Quali sono i "privilegi" che si possono avere lavorando nell'hotellerie di alto livello?
Lavorare per un cinque stelle lusso significa avere tantissimi privilegi. Non si è limitati nella scelta della materia prima, che è la base in una struttura così: qui non esiste una seconda scelta, ma solo la prima qualità. Noi chef possiamo anche sbagliare a cucinare, ma il prodotto non può essere di basso livello. Inoltre, non abbiamo problemi di personale, il che significa che siamo in grado di far fronte tranquillamente a una mole di lavoro non indifferente. Questi due fattori rappresentano la base per poter riuscire. Non dimentico, poi, la fortuna che abbiamo qui per la scelta dei piatti: non ci sono limiti, sono dei costi che vengono sostenuti ogni volta che nasce una nuova ricetta e si studia la migliore presentazione.
Secondo lei qual è la principale differenza tra cucinare in un ristorante non legato a strutture ricettive e in quello di un hotel?
L'unico ristorante dove ho lavorato che non è legato a nessuna struttura è quello di Michel Guérard, ma parliamo di un livello altissimo, un tre stelle Michelin riconosciuto a livello internazionale, dove comunque sono a disposizione delle camere per gli ospiti. Ci sono pochissime differenze, in realtà, in base alla mia esperienza: forse lì si fa qualche ora di lavoro in più, ma è anche giusto così, perché si va per apprendere, quindi più ore si passano in cucina e più si impara.
Come avviene l’ideazione del menu in un hotel cinque stelle lusso, che spesso deve far fronte a una clientela diversa, esigente, internazionale?
Non ci poniamo questo problema: cambiamo la carta in base alla stagione, ma non la costruiamo a seconda della clientela che abbiamo. Il menu è creato assecondando il mio stile di cucina, non ho veti. Allo stesso tempo è vero che abbiamo dei clienti molto particolari al Principe di Savoia, dove c'è una tradizione e una storia di cento anni alle spalle. E forse proprio per questa ragione ci sono clienti esigenti, importanti, del mondo dello spettacolo, della finanza, della politica, ma in realtà non danno problemi, perché si tratta di persone che mangiano in modo molto semplice: preferiscono un pesce alla griglia con verdure bollite o una pasta al pomodoro, sia gli italiani sia gli stranieri.
Quali sono i criteri per far fronte a una clientela internazionale?
Penso che il cliente internazionale quando viene nel nostro Paese voglia un’unica cosa: mangiare italiano.

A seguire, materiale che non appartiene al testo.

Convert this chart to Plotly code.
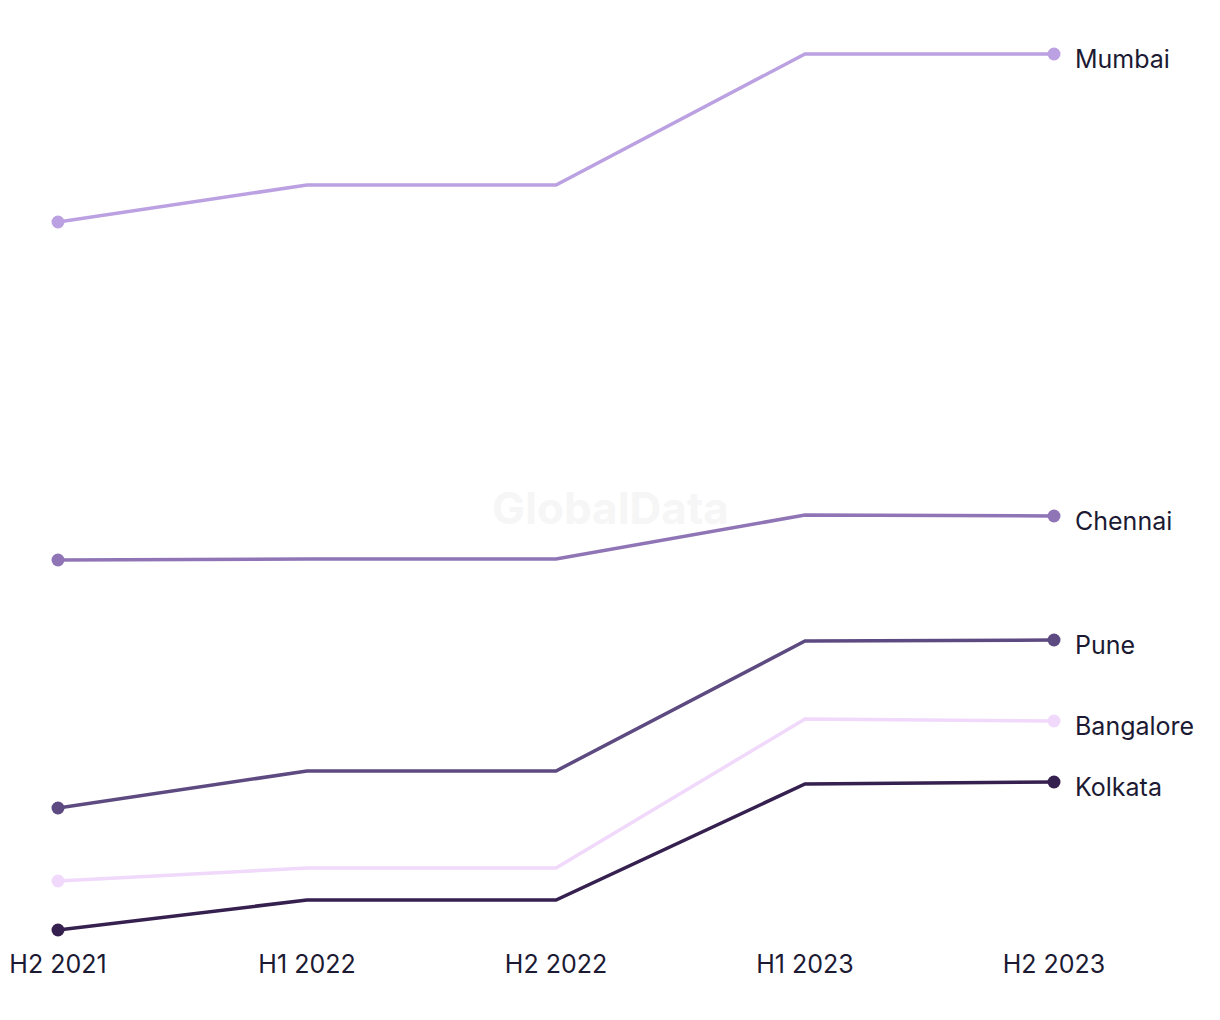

Non abbiamo problemi, quindi: assaggiano uno Spaghetto aglio, olio, peperoncino e polpo, o una Pasta mista "come un cacciucco" (tra i signature dish dello chef, ndr), oppure una variazione di carne, o del tonno siciliano, e sono felici. Poi ci sono anche richieste particolari, ma mai domande che possono mettere in difficoltà una cucina. Lo straniero che viene a Milano spesso sceglie il risotto, per tradizione. Nella carta dei primi, infatti, un risotto non può mai mancare, assieme a una pasta lunga, una pasta corta e una pasta ripiena.
Qual è la richiesta più strana che le ha fatto un cliente dell’hotel?
Ce ne sono tante, che abbiamo costantemente: c’è chi chiede un hamburger o un filetto di carne della carta per darlo da mangiare al cane in camera, c’è il personaggio famoso che prima di andare in televisione vuole solo determinati cibi, c'è chi chiede un abbinamento strano che magari siamo poco abituati a vedere, ma - ripeto - non sono mai richieste che possano mettere in difficoltà una cucina come la nostra. Siamo in un cinque stelle lusso, ospitiamo clienti particolari, ma abbiamo tutti i mezzi per poter accontentarli.
Qual è la caratteristica principale che bisogna avere per riuscire nel suo lavoro?
La formula magica non esiste e io stesso continuo ad apprendere e a crescere giorno per giorno: c’è un’evoluzione di ognuno di noi in tutto quello che si fa. Tutto si evolve e dobbiamo stare attenti al cambiamento. Basti pensare che il 50% di ciò che usiamo oggi in cucina cinque anni fa non c’era. La gestione del personale, la relazione con gli altri è l’aspetto fondamentale - a livello di cucina, ma anche con la sala. Io cerco di valorizzare ugualmente le persone che non vengono mai nominate da nessuno: dagli steward ai lavapiatti, che danno un grande contributo e sono una parte importante della macchina.
Che consiglio darebbe a un giovane che vuole diventare chef in un hotel di lusso?
Di andare all’estero per fare esperienza: è importante viaggiare tanto per capire cosa vuol dire lavorare in un cinque stelle lusso. Lo si apprende molto bene fuori dall’Italia, per esempio in una città come Londra, dove si fanno cento coperti di alto livello a pranzo, in un'ora. Spesso, se si lavora solo nel nostro Paese, alcuni aspetti non si capiscono: la differenza tra il pranzo e la cena è fondamentale. Milano è la città più europea d'Italia, il cliente a mezzogiorno ha molta più fretta, e questo va capito: noi facciamo tanti coperti a pranzo, ma non con il business lunch, perché le persone scelgono i piatti della carta per fare bella figura a un appuntamento di lavoro. Allo stesso tempo, però, hanno poco tempo e devono mangiare in trenta minuti: un giovane deve avere assolutamente questo tipo di consapevolezza per un giusto approccio.